The act of seeing is important to The Next Day. In fact, it’s probably the album’s most paramount theme, above death or the past or even that ever-present paranoia. (And what is paranoia anyway but a fear of being watched?) On “Boss Of Me,” a spry midtempo number punctuated by jazzy horns and a rollicking bassline, what begins as a sweet if nostalgic romantic number before long develops something of an existential crisis: “You look at me and you weep / For the free blue sky.” And on “Dancing Out In Space,” a cosmic and appropriately danceable jam, Bowie says that “No one here can see you, dancing face to face.” Bowie later compares this dancing to drowning, though the music of course grows no sadder with the revelation. Throughout the album, Bowie notices a lot of things; he “can see the magazines” and can even see what no one else can: “You moving through the dark.”

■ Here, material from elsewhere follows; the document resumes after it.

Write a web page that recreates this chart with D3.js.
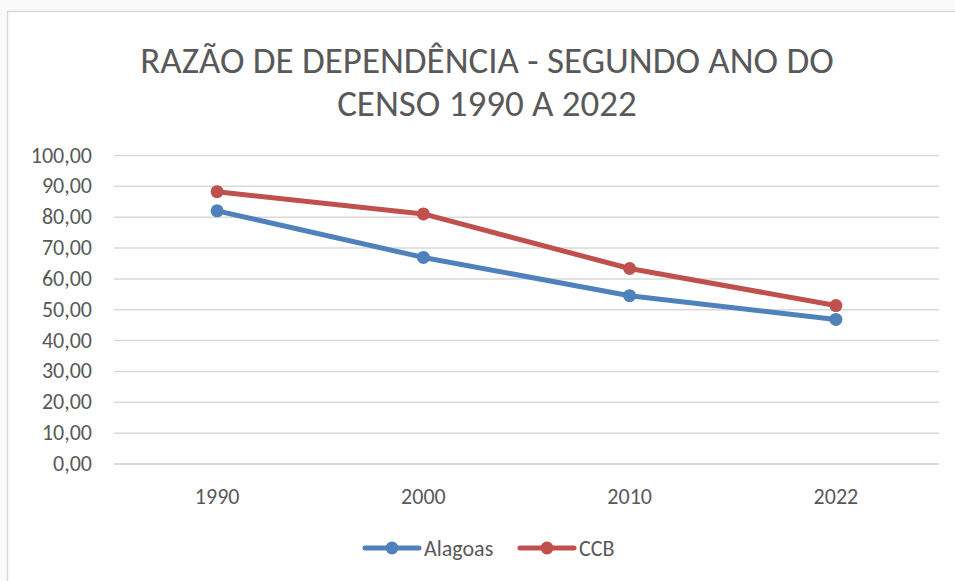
<!DOCTYPE html>
<html lang="pt">
<head>
    <meta charset="UTF-8">
    <title>Razão de dependência</title>
    <script src="https://cdn.jsdelivr.net/npm/d3@7"></script>
    <style>
        body {
            margin: 0;
            background-color: #f7f9fb;
            font-family: Carlito, Calibri, Lato, sans-serif;
        }
        .frame {
            fill: #ffffff;
            stroke: #d9d9d9;
            stroke-width: 1.5;
        }
        .grid line {
            stroke: #d9d9d9;
            stroke-width: 1.5;
        }
        .tick text {
            fill: #595959;
        }
    </style>
</head>
<body>
    <svg id="chart" width="955" height="581"></svg>

    <script>
        // dados
        let anos = ["1990", "2000", "2010", "2022"]
        let alagoas = [81.9, 66.8, 54.4, 46.7]
        let ccb = [88.1, 80.9, 63.2, 51.2]
        let series = ["Alagoas", "CCB"]
        let cores = ["#4f81bd", "#c0504d"]
        let yTicks = [0, 10, 20, 30, 40, 50, 60, 70, 80, 90, 100]
        let titulo = ["RAZÃO DE DEPENDÊNCIA - SEGUNDO ANO DO", "CENSO 1990 A 2022"]

        let svg = d3.select("#chart")

        // moldura do gráfico
        svg.append("rect")
            .attr("class", "frame")
            .attr("x", 7.5)
            .attr("y", 11.5)
            .attr("width", 1000)
            .attr("height", 600)

        // título
        svg.append("g")
            .selectAll("text")
            .data(titulo)
            .enter()
            .append("text")
            .attr("x", 487)
            .attr("y", (d, i) => 73 + i * 43)
            .attr("text-anchor", "middle")
            .attr("fill", "#595959")
            .style("font-size", "37px")
            .text(d => d)

        let x = d3.scaleBand()
            .domain(anos)
            .range([114, 939])

        let y = d3.scaleLinear()
            .domain([0, 100])
            .range([463.5, 155])

        // linhas de grade
        svg.append("g")
            .attr("class", "grid")
            .attr("transform", "translate(939,0)")
            .call(d3.axisLeft(y).tickValues(yTicks).tickSize(825).tickFormat(""))
            .call(g => g.select(".domain").remove())

        // eixo y (rótulos)
        svg.append("g")
            .attr("transform", "translate(100,0)")
            .call(d3.axisLeft(y).tickValues(yTicks).tickSize(0)
                .tickFormat(d => d3.format(".2f")(d).replace(".", ",")))
            .call(g => g.select(".domain").remove())
            .selectAll("text")
            .attr("x", -8)
            .style("font-size", "22px")
            .style("font-family", "Carlito, Calibri, Lato, sans-serif")

        // eixo x
        svg.append("g")
            .attr("transform", "translate(0,463.5)")
            .call(d3.axisBottom(x).tickSize(0))
            .call(g => g.select(".domain").attr("stroke", "#d9d9d9").attr("stroke-width", 1.5))
            .selectAll("text")
            .attr("y", 25)
            .style("font-size", "22px")
            .style("font-family", "Carlito, Calibri, Lato, sans-serif")

        let dados = [alagoas, ccb]
        let line = d3.line()
            .x((d, i) => x(anos[i]) + x.bandwidth() / 2)
            .y(d => y(d))

        dados.forEach(function (vals, k) {
            svg.append("path")
                .datum(vals)
                .attr("fill", "none")
                .attr("stroke", cores[k])
                .attr("stroke-width", 5)
                .attr("stroke-linejoin", "round")
                .attr("d", line)

            svg.append("g")
                .selectAll("circle")
                .data(vals)
                .enter()
                .append("circle")
                .attr("cx", (d, i) => x(anos[i]) + x.bandwidth() / 2)
                .attr("cy", d => y(d))
                .attr("r", 6.5)
                .attr("fill", cores[k])
        })

        // legenda
        let legX = [365, 520]
        let leg = svg.append("g")
            .selectAll("g")
            .data(series)
            .enter()
            .append("g")
            .attr("transform", (d, i) => "translate(" + legX[i] + ",548)")

        leg.append("line")
            .attr("x1", 0).attr("x2", 54)
            .attr("stroke", (d, i) => cores[i])
            .attr("stroke-width", 5)
            .attr("stroke-linecap", "round")
        leg.append("circle")
            .attr("cx", 27)
            .attr("r", 6.5)
            .attr("fill", (d, i) => cores[i])
        leg.append("text")
            .attr("x", 59)
            .attr("y", 8)
            .attr("fill", "#595959")
            .style("font-size", "22px")
            .text(d => d)
    </script>
</body>
</html>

When we look at something, what do we really see? Do we simply see what’s in front of us, or do we see an amalgamation of all its past forms? Can we ever just see what we’re looking at without our vision being clouded by experience and judgment? Could we ever hear The Next Day without hearing all the Bowie we’ve listened to before, or is it destined to be “the latest in the artist’s storied discography,” a not-Aladdin Sane or not-“Heroes”? I think Bowie knows the answer to that question, and he knows we know the answer too. Thus the album cover: here’s his new work, but we’ll only hear traces of his earlier stuff in it. It’s an admission that we can no longer see David Bowie the person without also gazing at Bowie the legend, Bowie the institution, Bowie the big star (“You’ve got my name and number”), Bowie the soundtrack to so many of our memories. It must grow tiring to have to underscore your own humble humanity in the face of such admiration; for all his achievements, Bowie on this album is still just as scared, worried, and hopeless as the rest of us can be. I wonder if you ever get used to it.
He doesn’t sound 66 on this album. He doesn’t not sound 66 either, but another striking feature of The Next Day is how much it doesn’t sound like an old man trying to keep up with the times. There’s a confidence exhibited here that’s refreshing, from the adroit melodic moves of the singles to the “ya ya ya” chanting on “How Does The Grass” and the very 70s-classic-rock-sounding chorus of the infectious “(You Will) Set The World On Fire.” Bowie speaks with aged wisdom, but he’s not coming back. Maybe he never left in the first place, or maybe he did leave but hasn’t actually come back at all. One can imagine a throng of admirers, shouting for his autograph and asking whether it feels good to be back in the spotlight. “Is it I who’s in the spotlight?” Bowie might ask. “Or is it the David Bowie you’ve lived with for forty some-odd years now?”
“Is this your comeback?” the crowd asks next. Bowie smiles knowingly but says nothing for a moment. “That depends.” He pauses, looking out at the screaming fans thrusting pens and posters and album covers and unbridled, starstruck hopes in his general direction. “Do you see me?”